Dave Depares’s 29-year career at Holden ends this week when the company’s Adelaide manufacturing plant — the last in Australia — closes for good. He is still trying to line up new work, but some of his colleagues are taking their skills from the old world to the new.

They have been poached by electric car maker Tesla amid a global automotive shake-up.

“Knowing we [Holden] were winding down, Tesla was smart enough to seize that opportunity and come headhunting a few of our skilled people,” Mr Depares said.

“So a few of my colleagues have actually gone to the US and are working for Tesla now,” he said.

Electric cars have gone from futuristic fantasy to an industry-wide inevitability.

The shift is being powered by China, the UK and France, which want to cut pollution and have indicated they intend to ban or limit sales of new cars with internal combustion engines by mid-century.

General Motors, Holden’s parent company, has decided to head the same way.

“GM’s obviously looking at what customers are going to want into the future and have put a pretty bold declaration out there that we’re going to move to a full electric platform,” said Anthony Riemann, GM’s director of strategy and mobility.

Behyad Jafari, from the Electric Vehicle Council, said the plug-in revolution presented a new opportunity for Australia’s car industry, particularly car parts makers.

“This doesn’t have to be the end of automotive manufacturing for Australia. It can be a new beginning,” he said.

“We have the people with the skills, experience and know-how and we also have the mineral resources required to create the batteries that go inside electric vehicles.”

‘Mass-scale production of cars in Australia hasn’t worked’

The head of Victoria’s Automobile Chamber of Commerce, Geoff Gwilym, has gone one step further.

“I think we should be designing new vehicle plants that build electric vehicles, whether they’re knock-down kits that are put together in Australia, or completely fabricated in Australia,” he said.

Mr Gwilym believes the economics of electric car production could stack up because plug-in cars have fewer moving parts and modern car plants need fewer workers.

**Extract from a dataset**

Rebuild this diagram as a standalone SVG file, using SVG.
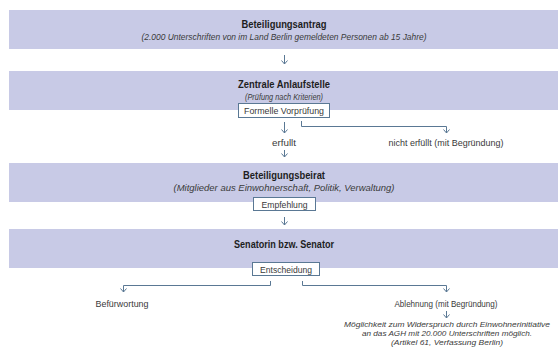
<svg xmlns="http://www.w3.org/2000/svg" width="558" height="351" viewBox="0 0 558 351">
  <style>
    .band { fill: #c8cae6; }
    .box { fill: #ffffff; stroke: #5a7894; stroke-width: 1; }
    .title { font-family: "Liberation Sans", Arial, sans-serif; font-weight: bold; font-size: 11px; fill: #1e1e1e; text-anchor: middle; }
    .sub { font-family: "Liberation Sans", Arial, sans-serif; font-style: italic; font-size: 9px; fill: #3a3a3a; text-anchor: middle; }
    .note { font-family: "Liberation Sans", Arial, sans-serif; font-style: italic; font-size: 7.8px; fill: #3a3a3a; text-anchor: middle; }
    .lbl { font-family: "Liberation Sans", Arial, sans-serif; font-size: 9px; fill: #3a3a3a; text-anchor: middle; }
    .conn { fill: none; stroke: #5a7894; stroke-width: 1; }
  </style>
  <defs>
    <marker id="arr" viewBox="0 0 8 8" refX="7" refY="4" markerWidth="8" markerHeight="8" markerUnits="userSpaceOnUse" orient="auto">
      <path d="M3.5,1 L7,4 L3.5,7" fill="none" stroke="#5a7894" stroke-width="1"/>
    </marker>
  </defs>
  <rect width="558" height="351" fill="#ffffff"/>

  <g id="beteiligungsantrag">
    <rect class="band" x="9" y="10" width="549" height="39"/>
    <text class="title" x="284" y="28" textLength="85" lengthAdjust="spacingAndGlyphs">Beteiligungsantrag</text>
    <text class="sub" x="284" y="40" textLength="285" lengthAdjust="spacingAndGlyphs">(2.000 Unterschriften von im Land Berlin gemeldeten Personen ab 15 Jahre)</text>
  </g>

  <g id="zentrale-anlaufstelle">
    <rect class="band" x="9" y="71" width="549" height="39"/>
    <text class="title" x="284" y="88" textLength="92" lengthAdjust="spacingAndGlyphs">Zentrale Anlaufstelle</text>
    <text class="sub" x="284" y="100" textLength="78" lengthAdjust="spacingAndGlyphs">(Prüfung nach Kriterien)</text>
  </g>

  <g id="formelle-vorpruefung">
    <rect class="box" x="238.5" y="103.5" width="91" height="14"/>
    <text class="lbl" x="284" y="114" textLength="80" lengthAdjust="spacingAndGlyphs">Formelle Vorprüfung</text>
  </g>

  <g id="erfuellt">
    <text class="lbl" x="284" y="146" textLength="24" lengthAdjust="spacingAndGlyphs">erfullt</text>
  </g>

  <g id="nicht-erfuellt">
    <text class="lbl" x="446" y="146" textLength="115" lengthAdjust="spacingAndGlyphs">nicht erfüllt (mit Begründung)</text>
  </g>

  <g id="beteiligungsbeirat">
    <rect class="band" x="9" y="163" width="549" height="39"/>
    <text class="title" x="284" y="179" textLength="82" lengthAdjust="spacingAndGlyphs">Beteiligungsbeirat</text>
    <text class="sub" x="284" y="191" textLength="221" lengthAdjust="spacingAndGlyphs">(Mitglieder aus Einwohnerschaft, Politik, Verwaltung)</text>
  </g>

  <g id="empfehlung">
    <rect class="box" x="253.5" y="197.5" width="62" height="13"/>
    <text class="lbl" x="284.5" y="207.5" textLength="46" lengthAdjust="spacingAndGlyphs">Empfehlung</text>
  </g>

  <g id="senator">
    <rect class="band" x="9" y="229" width="549" height="39"/>
    <text class="title" x="284" y="248" textLength="100" lengthAdjust="spacingAndGlyphs">Senatorin bzw. Senator</text>
  </g>

  <g id="entscheidung">
    <rect class="box" x="252.5" y="262.5" width="67" height="13"/>
    <text class="lbl" x="286" y="272.5" textLength="52" lengthAdjust="spacingAndGlyphs">Entscheidung</text>
  </g>

  <g id="befuerwortung">
    <text class="lbl" x="122" y="307" textLength="53" lengthAdjust="spacingAndGlyphs">Befürwortung</text>
  </g>

  <g id="ablehnung">
    <text class="lbl" x="446" y="307" textLength="103" lengthAdjust="spacingAndGlyphs">Ablehnung (mit Begründung)</text>
  </g>

  <g id="widerspruch">
    <text class="note" x="447" y="327" textLength="206" lengthAdjust="spacingAndGlyphs">Möglichkeit zum Widerspruch durch Einwohnerinitiative</text>
    <text class="note" x="447" y="336" textLength="170" lengthAdjust="spacingAndGlyphs">an das AGH mit 20.000 Unterschriften möglich.</text>
    <text class="note" x="447" y="345" textLength="112" lengthAdjust="spacingAndGlyphs">(Artikel 61, Verfassung Berlin)</text>
  </g>

  <g id="connectors">
    <path class="conn" d="M284.5,55 V64" marker-end="url(#arr)"/>
    <path class="conn" d="M284.5,122 V133" marker-end="url(#arr)"/>
    <path class="conn" d="M301.5,121 V126.5 H446.5 V133" marker-end="url(#arr)"/>
    <path class="conn" d="M284.5,150 V157" marker-end="url(#arr)"/>
    <path class="conn" d="M284.5,217 V225" marker-end="url(#arr)"/>
    <path class="conn" d="M270.5,281 V285.5 H123.5 V292" marker-end="url(#arr)"/>
    <path class="conn" d="M302.5,281 V285.5 H446.5 V292" marker-end="url(#arr)"/>
    <path class="conn" d="M446.5,311 V318" marker-end="url(#arr)"/>
  </g>
</svg>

“The view held in some circles is that it’s just cheaper to build cars offshore, and that includes building electric vehicles as well. I don’t hold that view,” he said.

“If we build new plants with new technology with new design techniques, we can build cars competitively.”

Mr Riemann believed Australian companies would play a role in the electric vehicle sector, but doubted a car making rebirth.

“It’s hard to crystal ball at the moment. I think large, mass-scale production of cars unfortunately hasn’t worked in Australia,” he said.

‘We need some support from the Federal Government’

But for a plug-in industry to charge ahead, buying habits must change.

More than one million new cars were sold in Australia last year, but fewer than 2,000 of them were electric or plug-in hybrid.

Electric car sales have taken off overseas largely because of government support.

Mr Jafari said in Norway about 30 per cent of new cars sold were plug-ins.

“Norway has a number of subsidies as well as exemptions to things like the value added tax, import taxes for vehicles, electric vehicles coming into their country, that amounts to anywhere between $7,500 to $10,000 for the purchase of an electric vehicle,” he said.

The Federal Government declined an interview.

It offers a small discount on finance for electric vehicles, but Mr Jafari said that was not enough.

“Potentially no country has more to gain out of the transition to electric vehicles than Australia, but we do need some support from the Federal Government to get the market started,” he said.